We introduce AMPED to address the dual objectives of exploration and skill diversity in SBRL. Our framework unifies entropy-based exploration with contrastive skill separation, explicitly resolves their gradient conflicts via PCGrad for more stable updates, and employs a skill selector to adaptively deploy skills during fine-tuning. Empirically, we show that:

  1. Eliminating exploration-diversity gradient interference is crucial.
  2. Combining AnInfoNCE-inspired diversity losses with RND-driven entropy bonuses yields a robust balance between competing incentives.
  3. Implementing our skill selector meaningfully boosts downstream performance.

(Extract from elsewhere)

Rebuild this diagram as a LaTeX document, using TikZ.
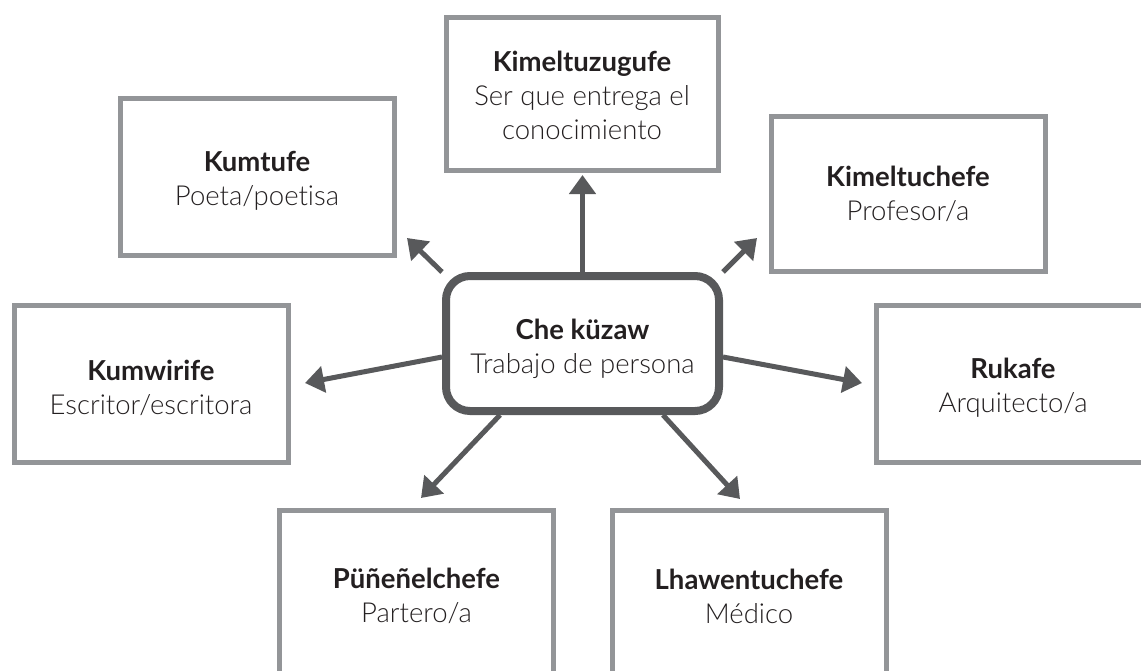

Visualization of Skills with AMPED

Representative skills learned via pretraining of our approach reveal diverse and specialized behaviors, emerges solely from intrinsic objectives with no extrinsic reward or expert data.

Walker

Getting up from ground

Walker recovery animation

Stepping forward

Walker locomotion animation

Backward somersault

Walker acrobatic animation

Walker skills include rising from a supine position, stepping forward, and performing a backward somersault.

Quadruped

Upside-down recovery

Quadruped recovery animation

Backward somersault

Quadruped flip animation

Clockwise rotation

Quadruped rotation animation

Quadruped skills demonstrate self-righting, acrobatic flips, and rotational maneuvers.

Jaco

Left reach & grasp

Jaco left reach animation

Right reach & grasp

Jaco right reach animation

Upward lifting

Jaco lifting animation

Jaco skills capture precise arm motions such as leftward reaching, rightward grasping, and upward lifting toward a target.

Performance Results

Performance comparison graph showing AMPED outperforming baselines across four metrics

Aggregated expert-normalized performance on 12 URLB downstream tasks after 100k finetuning steps, averaged over 10 random seeds. Four metrics—median, IQM, arithmetic mean, and optimality gap—are plotted using the evaluation protocol introduced by Agarwal et al. Our method (gray) achieves the highest median, IQM, and mean scores and the smallest optimality gap, outperforming the previous state-of-the-art APT (pink) and other baselines.